Although it is a bit more time-consuming than bagging, hand setting is a much easier method for beginners. There is also the plus of having more control over the easement beneath arms and the choice of hemlines.
Detachable linings are most often used for all-weather outerwear, such as coats or coveralls.
They are made by cutting out the body only of the pattern, cutting the arm and neck openings larger, and shortening the lining by several inches.
Detachable linings do not usually include sleeves, but it is not totally unheard of. If you add sleeves to a detachable lining, be sure to add as much easement to the sleeve pattern piece as to the body armhole.

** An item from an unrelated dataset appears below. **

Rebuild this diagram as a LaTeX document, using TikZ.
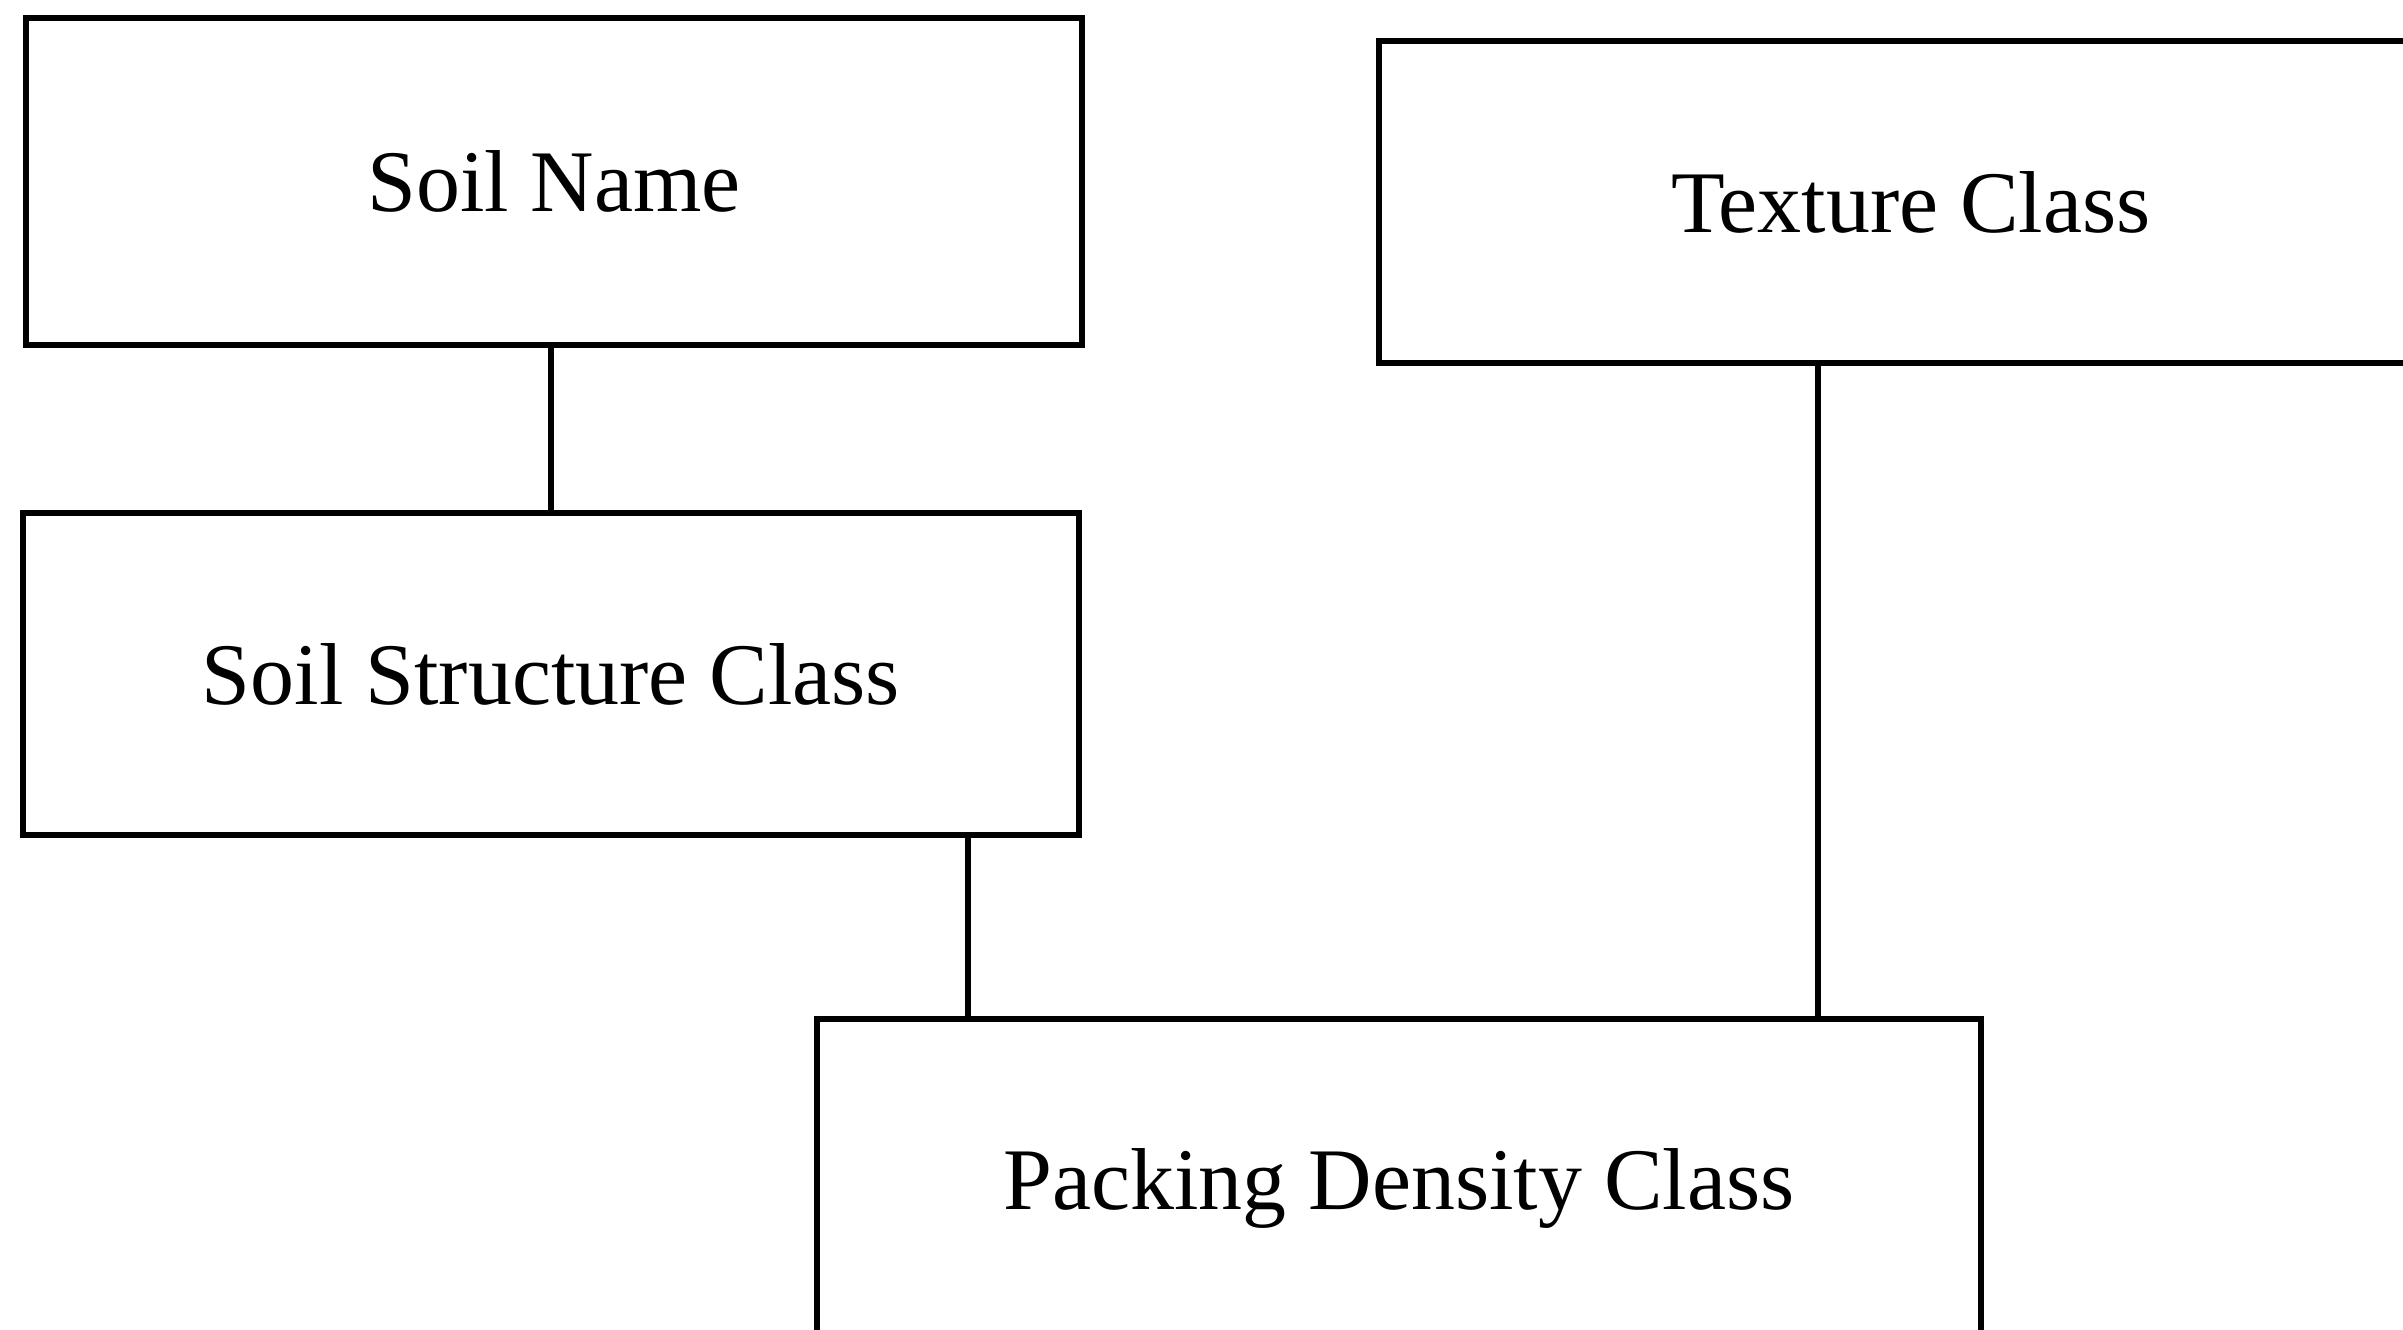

- Assemble lining pieces according to pattern directions.
- Finish edges with binding tape or matching bias tape.
- Add loops at shoulders and sleeve ends.
- Place buttons on the garment interior to match loops so the lining can be attached and detached as needed.
Detachable linings are not difficult to make. However, they are best used only on loose-fitting clothing, as they do add bulk.
Channel Style Lining
I admit I have never attempted a channel lining. They are extremely time-consuming, with lots of hand sewing involved. Channel linings are used to add structure to easily-frayed materials, such as boucle or tweed.
Channel linings are appropriate for a slouchy look, such as is found with a cardigan-style jacket. But the style can also be used for more formal clothing by more experienced sewers.
The secret to channel lining is using outside fabric with a large enough weave not to show very much of the quilting. There is an online video that explains the process pretty well by a lady named Angela Wolf, a fashion designer and online instructor.
The Importance of Ease and Other Tidbits
Some patterns are more fitted than others. There may be a need to add an inner pleat to the back lining of a jacket or skirt lining so that it doesn’t pull too tightly as the body moves. As a rule of thumb, add some easement if there’s any question.
Add 1-2 inches to the back lining of a jacket or skirt. Add the same amount to the front of a skirt if needed. Line up the side seams and fold the extra into a pleat at the center back of a jacket and the center back and front darts on a skirt.
The inside lining of a skirt can also be gathered, creating the effect of wearing a half slip beneath the garment. Skirt linings should be attached around the top before adding the waistband. If a lining is added to a premade skirt, hand sew or stitch-in-the-ditch along the bottom of the waistband.
Turn under and stitch around zippers, or leave a large enough lining opening that a narrow hem along the lining will suffice and not become entangled when taking the garment on and off.